There’s something physical about anxiety. It manifests itself in the mind, but the feeling, for me at least, was as if the walls were shrinking in on me. The people around me were too close. The feeling was suffocation. By the grace of God, booze wasn’t really for me. Not the way it was for them. So I turned to something else evolutionary.
Sitting in the trailer I lived in al Anbar, I understood that I needed to let my mind run a bit in order to stay sane. I didn’t think of it as anxiety though. It was war and most people were at least a little anxious. So I read. But what I read mattered. I read certain types of fiction. Melville. Hemmingway. Maugham. But also stacks of science fiction. Asimov. Philip K. Dick. Heinlein. Stephenson. If I read non-fiction it had to be enormous sweeping historic or anthropological works like Jared Diamond or Caro.
If you want to feel like you’ve got blue sky above you, read Robert Caro’s description of the west Texas hill country of LBJ’s childhood. And if you want to feel alone read his description of a night before electricity in the darkness with the wind.
When I got home for good, 10 years ago now, I thought I didn’t need it. It wasn’t the war that made me feel anxious though. It was just how I was wired. And figuring out how to live on a different path than the Hughes men that came before me required finding a different way to run a bit. Reading. Writing. Watching beautiful cinema. Television now has taken over for the big screen.
It’s a glorious time to need that kind of stimuli.
Christopher Nolan’s Interstellar is big enough. Battlestar Galactica (the newer one) is a masterpiece. And Sam Mendes’ 1917 is a perfect work of art pretending to be a war movie. Both Blade Runners are perfect. The Thin Red Line is the most beautiful movie I’ve ever seen.

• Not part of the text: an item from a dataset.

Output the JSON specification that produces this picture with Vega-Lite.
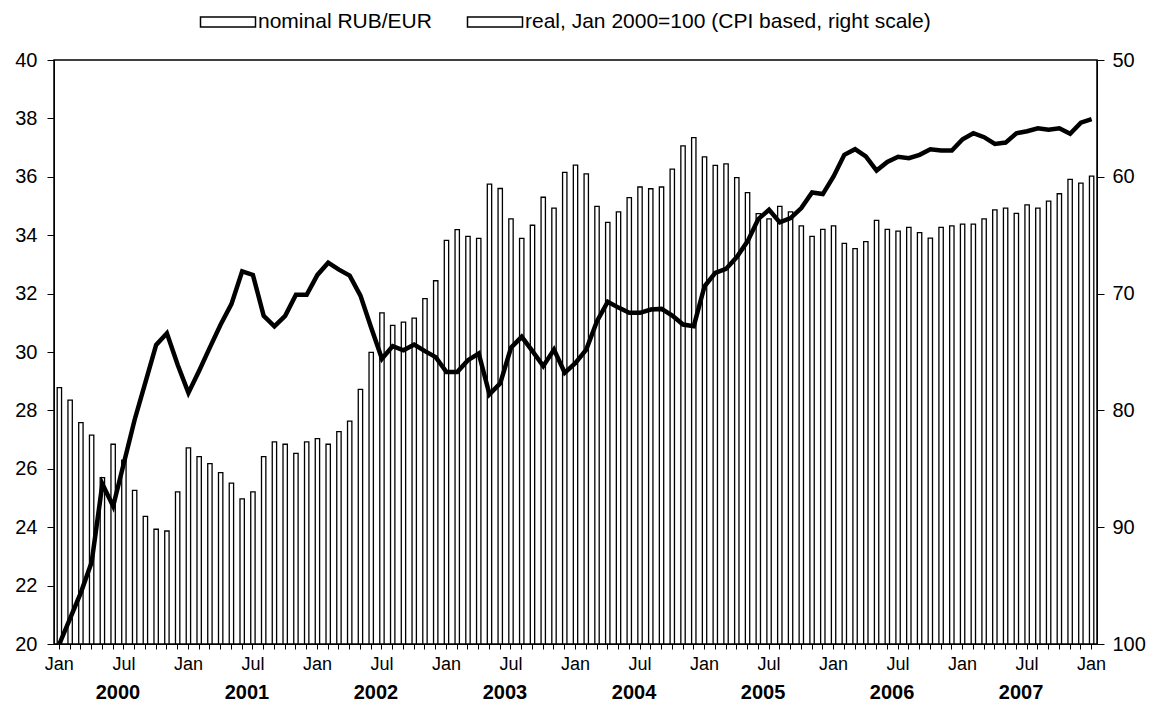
{
  "$schema": "https://vega.github.io/schema/vega-lite/v6.json",
  "width": 1043,
  "height": 584,
  "padding": {"left": 14, "top": 10, "right": 12, "bottom": 5},
  "config": {
    "view": {"stroke": "black", "strokeWidth": 1.5},
    "axis": {"domainColor": "black", "tickColor": "black", "labelColor": "black", "grid": false}
  },
  "datasets": {
    "years": [
      {"month": "2000-07", "year": "2000"},
      {"month": "2001-07", "year": "2001"},
      {"month": "2002-07", "year": "2002"},
      {"month": "2003-07", "year": "2003"},
      {"month": "2004-07", "year": "2004"},
      {"month": "2005-07", "year": "2005"},
      {"month": "2006-07", "year": "2006"},
      {"month": "2007-07", "year": "2007"}
    ],
    "rates": [
    {"month": "2000-01", "nominal": 28.78, "real": 100},
    {"month": "2000-02", "nominal": 28.35, "real": 97.8},
    {"month": "2000-03", "nominal": 27.58, "real": 95.6},
    {"month": "2000-04", "nominal": 27.15, "real": 93.0},
    {"month": "2000-05", "nominal": 25.70, "real": 86.3},
    {"month": "2000-06", "nominal": 26.84, "real": 88.2},
    {"month": "2000-07", "nominal": 26.30, "real": 84.5},
    {"month": "2000-08", "nominal": 25.26, "real": 80.8},
    {"month": "2000-09", "nominal": 24.37, "real": 77.6},
    {"month": "2000-10", "nominal": 23.93, "real": 74.4},
    {"month": "2000-11", "nominal": 23.87, "real": 73.4},
    {"month": "2000-12", "nominal": 25.21, "real": 76.1},
    {"month": "2001-01", "nominal": 26.72, "real": 78.5},
    {"month": "2001-02", "nominal": 26.42, "real": 76.6},
    {"month": "2001-03", "nominal": 26.18, "real": 74.6},
    {"month": "2001-04", "nominal": 25.87, "real": 72.65},
    {"month": "2001-05", "nominal": 25.51, "real": 70.9},
    {"month": "2001-06", "nominal": 24.97, "real": 68.1},
    {"month": "2001-07", "nominal": 25.21, "real": 68.4},
    {"month": "2001-08", "nominal": 26.42, "real": 71.9},
    {"month": "2001-09", "nominal": 26.92, "real": 72.8},
    {"month": "2001-10", "nominal": 26.84, "real": 71.9},
    {"month": "2001-11", "nominal": 26.53, "real": 70.1},
    {"month": "2001-12", "nominal": 26.92, "real": 70.1},
    {"month": "2002-01", "nominal": 27.03, "real": 68.4},
    {"month": "2002-02", "nominal": 26.84, "real": 67.35},
    {"month": "2002-03", "nominal": 27.27, "real": 67.95},
    {"month": "2002-04", "nominal": 27.63, "real": 68.46},
    {"month": "2002-05", "nominal": 28.72, "real": 70.17},
    {"month": "2002-06", "nominal": 29.99, "real": 72.93},
    {"month": "2002-07", "nominal": 31.34, "real": 75.58},
    {"month": "2002-08", "nominal": 30.91, "real": 74.5},
    {"month": "2002-09", "nominal": 31.02, "real": 74.85},
    {"month": "2002-10", "nominal": 31.16, "real": 74.36},
    {"month": "2002-11", "nominal": 31.83, "real": 74.93},
    {"month": "2002-12", "nominal": 32.44, "real": 75.44},
    {"month": "2003-01", "nominal": 33.82, "real": 76.72},
    {"month": "2003-02", "nominal": 34.19, "real": 76.72},
    {"month": "2003-03", "nominal": 33.96, "real": 75.7},
    {"month": "2003-04", "nominal": 33.89, "real": 75.13},
    {"month": "2003-05", "nominal": 35.75, "real": 78.63},
    {"month": "2003-06", "nominal": 35.6, "real": 77.69},
    {"month": "2003-07", "nominal": 34.56, "real": 74.64},
    {"month": "2003-08", "nominal": 33.89, "real": 73.7},
    {"month": "2003-09", "nominal": 34.34, "real": 74.93},
    {"month": "2003-10", "nominal": 35.3, "real": 76.21},
    {"month": "2003-11", "nominal": 34.93, "real": 74.79},
    {"month": "2003-12", "nominal": 36.15, "real": 76.78},
    {"month": "2004-01", "nominal": 36.4, "real": 75.93},
    {"month": "2004-02", "nominal": 36.1, "real": 74.79},
    {"month": "2004-03", "nominal": 34.99, "real": 72.37},
    {"month": "2004-04", "nominal": 34.44, "real": 70.7},
    {"month": "2004-05", "nominal": 34.80, "real": 71.2},
    {"month": "2004-06", "nominal": 35.29, "real": 71.65},
    {"month": "2004-07", "nominal": 35.65, "real": 71.65},
    {"month": "2004-08", "nominal": 35.59, "real": 71.37},
    {"month": "2004-09", "nominal": 35.65, "real": 71.31},
    {"month": "2004-10", "nominal": 36.26, "real": 71.88},
    {"month": "2004-11", "nominal": 37.06, "real": 72.65},
    {"month": "2004-12", "nominal": 37.34, "real": 72.79},
    {"month": "2005-01", "nominal": 36.68, "real": 69.37},
    {"month": "2005-02", "nominal": 36.39, "real": 68.23},
    {"month": "2005-03", "nominal": 36.44, "real": 67.89},
    {"month": "2005-04", "nominal": 35.97, "real": 66.87},
    {"month": "2005-05", "nominal": 35.46, "real": 65.53},
    {"month": "2005-06", "nominal": 34.74, "real": 63.62},
    {"month": "2005-07", "nominal": 34.56, "real": 62.82},
    {"month": "2005-08", "nominal": 34.99, "real": 63.9},
    {"month": "2005-09", "nominal": 34.80, "real": 63.53},
    {"month": "2005-10", "nominal": 34.32, "real": 62.68},
    {"month": "2005-11", "nominal": 33.96, "real": 61.34},
    {"month": "2005-12", "nominal": 34.20, "real": 61.48},
    {"month": "2006-01", "nominal": 34.32, "real": 59.97},
    {"month": "2006-02", "nominal": 33.72, "real": 58.12},
    {"month": "2006-03", "nominal": 33.54, "real": 57.64},
    {"month": "2006-04", "nominal": 33.78, "real": 58.26},
    {"month": "2006-05", "nominal": 34.51, "real": 59.47},
    {"month": "2006-06", "nominal": 34.20, "real": 58.73},
    {"month": "2006-07", "nominal": 34.14, "real": 58.29},
    {"month": "2006-08", "nominal": 34.27, "real": 58.4},
    {"month": "2006-09", "nominal": 34.09, "real": 58.12},
    {"month": "2006-10", "nominal": 33.90, "real": 57.64},
    {"month": "2006-11", "nominal": 34.27, "real": 57.75},
    {"month": "2006-12", "nominal": 34.32, "real": 57.75},
    {"month": "2007-01", "nominal": 34.38, "real": 56.78},
    {"month": "2007-02", "nominal": 34.38, "real": 56.27},
    {"month": "2007-03", "nominal": 34.56, "real": 56.61},
    {"month": "2007-04", "nominal": 34.87, "real": 57.18},
    {"month": "2007-05", "nominal": 34.93, "real": 57.07},
    {"month": "2007-06", "nominal": 34.75, "real": 56.27},
    {"month": "2007-07", "nominal": 35.04, "real": 56.1},
    {"month": "2007-08", "nominal": 34.93, "real": 55.84},
    {"month": "2007-09", "nominal": 35.17, "real": 55.98},
    {"month": "2007-10", "nominal": 35.42, "real": 55.84},
    {"month": "2007-11", "nominal": 35.91, "real": 56.32},
    {"month": "2007-12", "nominal": 35.78, "real": 55.36},
    {"month": "2008-01", "nominal": 36.02, "real": 55.07}
  ]},
  "data": {"name": "rates"},
  "encoding": {
    "x": {
      "field": "month", "type": "ordinal",
      "axis": {
        "title": null, "labelAngle": 0, "labelOverlap": false, "labelFontSize": 18, "tickSize": 5, "labelPadding": 6,
        "labelExpr": "slice(datum.value,5)=='01' ? 'Jan' : (slice(datum.value,5)=='07' ? 'Jul' : '')"
      }
    }
  },
  "layer": [
    {
      "mark": {"type": "bar", "fill": "white", "strokeWidth": 1.3, "width": {"band": 0.45}},
      "encoding": {
        "y": {
          "field": "nominal", "type": "quantitative",
          "scale": {"domain": [20, 40], "zero": false, "nice": false},
          "axis": {"title": null, "values": [20,22,24,26,28,30,32,34,36,38,40], "labelFontSize": 20, "tickSize": 7, "labelPadding": 10}
        },
        "y2": {"datum": 20},
        "stroke": {
          "datum": "nominal RUB/EUR",
          "scale": {"domain": ["nominal RUB/EUR", "real, Jan 2000=100 (CPI based, right scale)"], "range": ["black", "black"]},
          "legend": {
            "title": null, "orient": "none", "legendX": 162, "legendY": -50, "direction": "horizontal",
            "padding": 0, "symbolSize": 484, "labelOffset": 18, "columnPadding": 32, "labelLimit": 1000,
            "labelFontSize": 21, "labelColor": "black", "symbolStrokeColor": "black",
            "symbolType": "M-2.5,-0.45L2.5,-0.45L2.5,0.45L-2.5,0.45Z",
            "encode": {
              "symbols": {
                "update": {
                  "shape": {"signal": "datum.value == 'nominal RUB/EUR' ? 'M-2.5,-0.45L2.5,-0.45L2.5,0.45L-2.5,0.45Z' : 'M-2.5,0L2.5,0'"},
                  "fill": {"signal": "datum.value == 'nominal RUB/EUR' ? 'white' : 'transparent'"},
                  "strokeWidth": {"signal": "datum.value == 'nominal RUB/EUR' ? 1.3 : 5"},
                  "stroke": {"value": "black"}
                }
              }
            }
          }
        }
      }
    },
    {
      "layer": [
        {
          "mark": {"type": "line", "strokeWidth": 4.5},
          "encoding": {
            "y": {
              "field": "real", "type": "quantitative",
              "scale": {"domain": [50, 100], "reverse": true, "zero": false, "nice": false},
              "axis": {"title": null, "orient": "right", "values": [50,60,70,80,90,100], "labelFontSize": 20, "tickSize": 7, "labelPadding": 8}
            },
            "stroke": {"datum": "real, Jan 2000=100 (CPI based, right scale)"}
          }
        },
        {
          "data": {"name": "years"},
          "mark": {"type": "text", "fontSize": 20, "fontWeight": "bold", "color": "black", "dx": -6, "baseline": "middle"},
          "encoding": {
            "y": {"datum": 104.2},
            "text": {"field": "year"}
          }
        }
      ]
    }
  ],
  "resolve": {"scale": {"y": "independent"}}
}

I’m rambling, purposely so to make a point. That point is that we’re in politically contemptuous times with a plague that’s limited our movement. It’s stolen a bit of our sky when we need it most. But this isn’t new for humans. We’ve been trampled underfoot so consistently for millennia that we’ve got a word to describe when we haven’t been. Peace. The bi-product of it’s absence is the bottomless expanse of the human imagination that bleeds off art in a beautiful way that heals the producer and the consumer.
So let the healing start.
Things are going to get a little crazy around here over the next 120 hours. I recommend you find somewhere to let yourself run in place a bit. And maybe form that habit for good if you haven’t.